Connection rituals can also make a huge difference. Instead of rushing through mornings (which I am incredibly guilty of) or evenings, try to create small pockets of intentional time. Maybe it’s nursing or feeding your baby before you leave without distractions, or holding them for a few extra minutes even if you’re running late. Maybe it’s a slow, phone-free, fully present reunion when you get home and just being with them. These moments don’t erase the separation, but they anchor your relationship in consistency and presence.

The Emotional Reality No One Talks About

There’s also a lot of pressure to “hold it together” when you go back to work. To be professional, focused, composed. But the reality is, you might cry in your car. You might feel distracted. You might sit at your desk and think, “what am I doing here?” That doesn’t mean you’re not capable or committed. It means your priorities have shifted in a profound way. Instead of pushing those feelings down, it can actually be more supportive to acknowledge them and give them space. You don’t have to fix them immediately.

Making Your Days Feel More Manageable

Logistically, setting yourself up for smoother days can take some of the edge off. Prepping bottles, meals, or pumping supplies the night before. Having a consistent drop-off routine. Communicating clearly with your caregiver about your preferences and your baby’s rhythms. These small systems don’t solve the emotional side, but they reduce unnecessary stress so you’re not carrying everything at once.

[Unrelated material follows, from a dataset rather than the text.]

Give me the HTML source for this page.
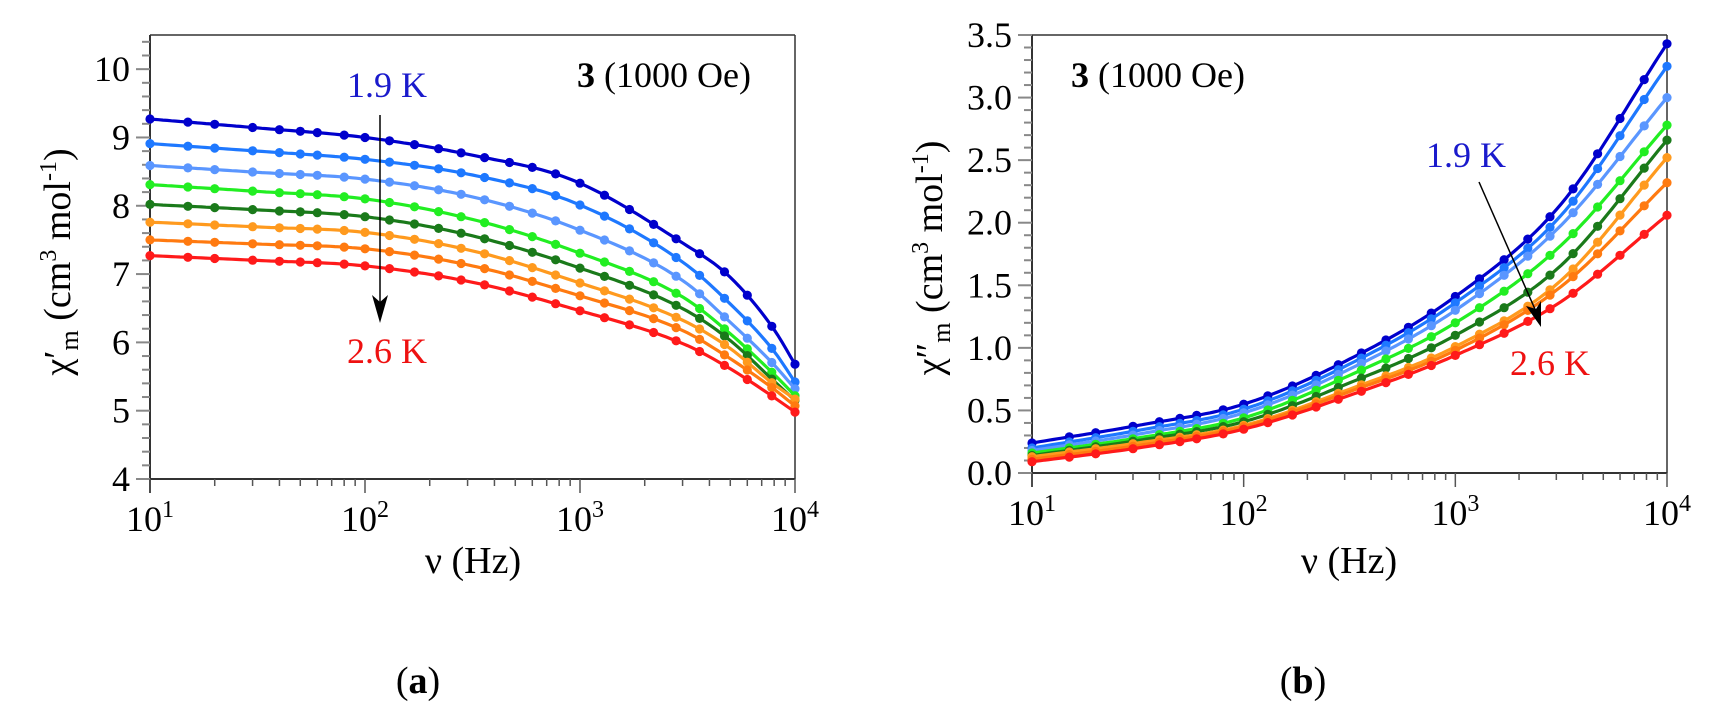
<!DOCTYPE html>
<html><head><meta charset="utf-8"><style>
html,body{margin:0;padding:0;background:#fff;}
svg{display:block;font-family:"Liberation Serif","DejaVu Serif",serif;}
svg text{font-family:"Liberation Serif","DejaVu Serif",serif !important;}
</style></head><body>
<svg id="s" width="1714" height="716" xmlns="http://www.w3.org/2000/svg" font-family="Liberation Serif, serif"></svg>
<script>
const S=document.getElementById('s');let h='';
const FF='font-family="Liberation Serif, DejaVu Serif, serif"';
const cols=['#0000cc','#1e78ff','#5a96ff','#22ee22','#1a7a1a','#ff9a1e','#ff7a10','#ff1a1a'];
function mono(xs,ys){const n=xs.length,d=[],m=[];for(let i=0;i<n-1;i++)d.push((ys[i+1]-ys[i])/(xs[i+1]-xs[i]));
m[0]=d[0];m[n-1]=d[n-2];for(let i=1;i<n-1;i++)m[i]=(d[i-1]*d[i]<=0)?0:(d[i-1]+d[i])/2;
return x=>{let i=0;while(i<n-2&&x>xs[i+1])i++;const hh=xs[i+1]-xs[i],t=(x-xs[i])/hh;const t2=t*t,t3=t2*t;
return (2*t3-3*t2+1)*ys[i]+(t3-2*t2+t)*hh*m[i]+(-2*t3+3*t2)*ys[i+1]+(t3-t2)*hh*m[i+1];};}
const freqs=[10,15,20,30,40,50,60,80,100,130,170,220,280,360,470,600,770,1000,1300,1700,2200,2800,3600,4700,6000,7800,10000];
function panel(P){
 const {x0,x1,y0,y1,ymin,ymax}=P;
 const X=l=>x0+(l-1)/3*(x1-x0), Y=v=>y1-(v-ymin)/(ymax-ymin)*(y1-y0);
 h+=`<line x1="${x0}" y1="${y0}" x2="${x1}" y2="${y0}" stroke="#666" stroke-width="2"/>`;
 h+=`<line x1="${x1}" y1="${y0}" x2="${x1}" y2="${y1}" stroke="#333" stroke-width="1.5"/>`;
 h+=`<line x1="${x0}" y1="${y0}" x2="${x0}" y2="${y1+14}" stroke="#333" stroke-width="2"/>`;
 h+=`<line x1="${x0-14}" y1="${y1}" x2="${x1}" y2="${y1}" stroke="#333" stroke-width="2"/>`;
 for(let k=0;;k++){const v=ymin+k*P.minor;if(v>ymax+1e-9)break;const maj=Math.abs(v/P.major-Math.round(v/P.major))<1e-6;
  const y=Y(v);h+=`<line x1="${x0-(maj?14:8)}" y1="${y}" x2="${x0}" y2="${y}" stroke="#888" stroke-width="2"/>`;
  if(maj)h+=`<text ${FF} x="${x0-20}" y="${y+12}" font-size="36" text-anchor="end">${v.toFixed(P.dec)}</text>`;}
 for(let d=1;d<=4;d++){for(let k=1;k<=9;k++){if(d==4&&k>1)break;const l=d+Math.log10(k);const x=X(l);
  h+=`<line x1="${x}" y1="${y1}" x2="${x}" y2="${y1+(k==1?14:7)}" stroke="#555" stroke-width="1.5"/>`;}
  h+=`<text ${FF} x="${X(d)}" y="${y1+52}" font-size="36" text-anchor="middle">10<tspan font-size="24" dy="-14">${d}</tspan></text>`;}
 P.ser.forEach((ys,i)=>{const f=mono(P.lx,ys);let p='';for(let l=1;l<=4.0001;l+=0.02)p+=(p?'L':'M')+X(l).toFixed(1)+','+Y(f(l)).toFixed(1);
  h+=`<path d="${p}" fill="none" stroke="${cols[i]}" stroke-width="3.2"/>`;
  freqs.forEach(fq=>{const l=Math.log10(fq);h+=`<circle cx="${X(l).toFixed(1)}" cy="${Y(f(l)).toFixed(1)}" r="4.6" fill="${cols[i]}"/>`;});});
}
panel({x0:150,x1:795,y0:35,y1:479,ymin:4,ymax:10.5,minor:0.2,major:1,dec:0,
 lx:[1,1.5,2,2.5,2.97,3.48,3.69,3.9,4],
 ser:[[9.27,9.14,9.0,8.74,8.37,7.45,6.98,6.2,5.68],
 [8.91,8.80,8.68,8.45,8.05,7.17,6.59,5.88,5.42],
 [8.59,8.49,8.39,8.13,7.68,6.9,6.32,5.68,5.32],
 [8.31,8.21,8.1,7.8,7.34,6.66,6.15,5.54,5.22],
 [8.02,7.94,7.84,7.56,7.12,6.49,6.05,5.44,5.15],
 [7.76,7.69,7.61,7.34,6.9,6.32,5.93,5.39,5.17],
 [7.5,7.44,7.37,7.12,6.71,6.17,5.78,5.32,5.07],
 [7.27,7.2,7.12,6.88,6.49,5.98,5.63,5.2,4.98]]});
panel({x0:1032,x1:1667,y0:35,y1:473,ymin:0,ymax:3.5,minor:0.1,major:0.5,dec:1,
 lx:[1,1.5,2,2.5,3,3.5,4],
 ser:[[0.24,0.38,0.55,0.91,1.41,2.15,3.43],
 [0.20,0.34,0.51,0.87,1.36,2.06,3.25],
 [0.18,0.31,0.48,0.83,1.30,1.98,3.0],
 [0.16,0.28,0.44,0.78,1.20,1.82,2.78],
 [0.14,0.26,0.41,0.72,1.10,1.66,2.66],
 [0.13,0.24,0.38,0.67,1.01,1.54,2.52],
 [0.11,0.22,0.37,0.65,0.98,1.49,2.32],
 [0.09,0.20,0.35,0.62,0.94,1.37,2.06]]});
const T=(tx)=>`<text ${FF} transform="${tx}" font-size="38" text-anchor="middle">`;
h+=T('translate(70,262) rotate(-90)')+`χ′<tspan font-size="26" dy="8">m</tspan><tspan dy="-8"> (cm</tspan><tspan font-size="24" dy="-14">3</tspan><tspan dy="14"> mol</tspan><tspan font-size="24" dy="-14">-1</tspan><tspan dy="14">)</tspan></text>`;
h+=T('translate(942,258) rotate(-90)')+`χ″<tspan font-size="26" dy="8">m</tspan><tspan dy="-8"> (cm</tspan><tspan font-size="24" dy="-14">3</tspan><tspan dy="14"> mol</tspan><tspan font-size="24" dy="-14">-1</tspan><tspan dy="14">)</tspan></text>`;
h+=`<text ${FF} x="473" y="573" font-size="38" text-anchor="middle">ν (Hz)</text>`;
h+=`<text ${FF} x="1349" y="573" font-size="38" text-anchor="middle">ν (Hz)</text>`;
h+=`<text ${FF} x="418" y="693" font-size="38" text-anchor="middle">(<tspan font-weight="bold">a</tspan>)</text>`;
h+=`<text ${FF} x="1303" y="693" font-size="38" text-anchor="middle">(<tspan font-weight="bold">b</tspan>)</text>`;
h+=`<text ${FF} x="577" y="87" font-size="36"><tspan font-weight="bold">3</tspan> (1000 Oe)</text>`;
h+=`<text ${FF} x="1071" y="87" font-size="36"><tspan font-weight="bold">3</tspan> (1000 Oe)</text>`;
h+=`<text ${FF} x="347" y="97" font-size="36" fill="#1a1acc">1.9 K</text>`;
h+=`<text ${FF} x="347" y="363" font-size="36" fill="#ee1111">2.6 K</text>`;
h+=`<text ${FF} x="1426" y="167" font-size="36" fill="#1a1acc">1.9 K</text>`;
h+=`<text ${FF} x="1510" y="375" font-size="36" fill="#ee1111">2.6 K</text>`;
h+=`<line x1="380" y1="115" x2="380" y2="310" stroke="#000" stroke-width="1.5"/><path d="M372,295 L380,323 L388,295 L380,302 Z" fill="#000"/>`;
h+=`<line x1="1479" y1="182" x2="1538" y2="316" stroke="#000" stroke-width="1.5"/><path d="M1526,306 L1541,327 L1541,301 L1536,309 Z" fill="#000"/>`;
S.innerHTML=h;
</script>
</body></html>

You Are Not the Same Person Anymore

And then there’s the piece that no checklist can fully address: the identity shift. You are not the same person you were before you had a baby. So, going back to work isn’t just returning to your old life, it’s integrating a completely new version of yourself into it. This takes time. It might mean adjusting expectations, setting new boundaries, or even reevaluating what you want long-term. You don’t have to have all of that figured out right away.

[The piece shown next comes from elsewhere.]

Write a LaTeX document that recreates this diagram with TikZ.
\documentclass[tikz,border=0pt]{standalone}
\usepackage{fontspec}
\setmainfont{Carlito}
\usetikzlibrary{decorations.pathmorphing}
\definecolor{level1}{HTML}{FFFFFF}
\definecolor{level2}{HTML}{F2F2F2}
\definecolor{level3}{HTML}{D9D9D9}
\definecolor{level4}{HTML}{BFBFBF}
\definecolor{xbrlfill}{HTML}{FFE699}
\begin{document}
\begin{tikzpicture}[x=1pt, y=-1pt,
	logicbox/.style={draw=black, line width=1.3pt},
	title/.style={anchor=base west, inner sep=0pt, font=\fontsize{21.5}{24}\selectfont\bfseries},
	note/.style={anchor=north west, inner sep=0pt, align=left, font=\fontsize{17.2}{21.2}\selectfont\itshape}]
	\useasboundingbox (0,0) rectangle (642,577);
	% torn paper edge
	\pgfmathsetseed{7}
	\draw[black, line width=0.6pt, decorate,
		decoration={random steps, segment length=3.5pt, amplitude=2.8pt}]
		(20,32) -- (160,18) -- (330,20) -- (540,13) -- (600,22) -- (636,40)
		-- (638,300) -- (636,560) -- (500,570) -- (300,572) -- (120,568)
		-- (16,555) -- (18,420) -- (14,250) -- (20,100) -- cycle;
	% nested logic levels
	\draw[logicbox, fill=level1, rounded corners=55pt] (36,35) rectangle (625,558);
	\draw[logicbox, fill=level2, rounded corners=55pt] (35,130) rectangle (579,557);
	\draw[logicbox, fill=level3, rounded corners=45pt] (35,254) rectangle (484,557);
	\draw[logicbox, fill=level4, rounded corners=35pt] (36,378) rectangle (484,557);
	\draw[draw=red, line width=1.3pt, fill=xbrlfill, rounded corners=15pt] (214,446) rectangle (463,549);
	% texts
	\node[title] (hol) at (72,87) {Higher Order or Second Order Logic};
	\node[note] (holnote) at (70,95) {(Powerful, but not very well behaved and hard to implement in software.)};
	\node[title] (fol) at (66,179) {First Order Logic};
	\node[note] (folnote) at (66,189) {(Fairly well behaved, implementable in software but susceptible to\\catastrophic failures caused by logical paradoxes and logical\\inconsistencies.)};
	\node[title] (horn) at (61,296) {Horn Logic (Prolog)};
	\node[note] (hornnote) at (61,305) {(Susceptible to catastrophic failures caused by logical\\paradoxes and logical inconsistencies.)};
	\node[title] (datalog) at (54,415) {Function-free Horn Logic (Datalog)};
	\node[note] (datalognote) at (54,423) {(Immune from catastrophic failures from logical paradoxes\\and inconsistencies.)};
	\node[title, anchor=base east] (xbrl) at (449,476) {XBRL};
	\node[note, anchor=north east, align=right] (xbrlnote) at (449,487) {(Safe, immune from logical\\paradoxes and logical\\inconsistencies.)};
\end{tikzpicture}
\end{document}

What I see so often with the moms I work with is this quiet guilt… like no matter what they choose, something feels like it’s being sacrificed. If they stay home, they miss parts of their old identity. If they go back to work, they miss parts of their baby’s day. And that tension can feel heavy.

Holding Two Truths at Once

But here’s the truth: two things can exist at the same time.

You can love your baby deeply and still need or want to work.
You can feel grateful for your job and still grieve being away.
You can trust your baby is safe and still feel like your heart is somewhere else.

You don’t have to resolve those feelings into one clean answer. You’re allowed to hold both.

And maybe the most important reminder in all of this is that this transition is not a one-day event. It’s not something you “get over” after the first week back. It unfolds over time. There will be days that feel easier, where you find a rhythm and even enjoy parts of your routine. And then there will be days that hit you unexpectedly, where it all feels heavy again.

Both are normal.

Final Thoughts 

If you’re in this season right now, I want you to know that you are doing something incredibly hard. Not because you’re failing, but because you’re navigating a reality that doesn’t always align with your instincts.

So be gentle with yourself. Lower the bar where you can. Ask for support. Stay connected to your baby in the ways that are available to you. And remind yourself, over and over if needed:

You are still a deeply present, connected, attuned mother, even when you walk out the door.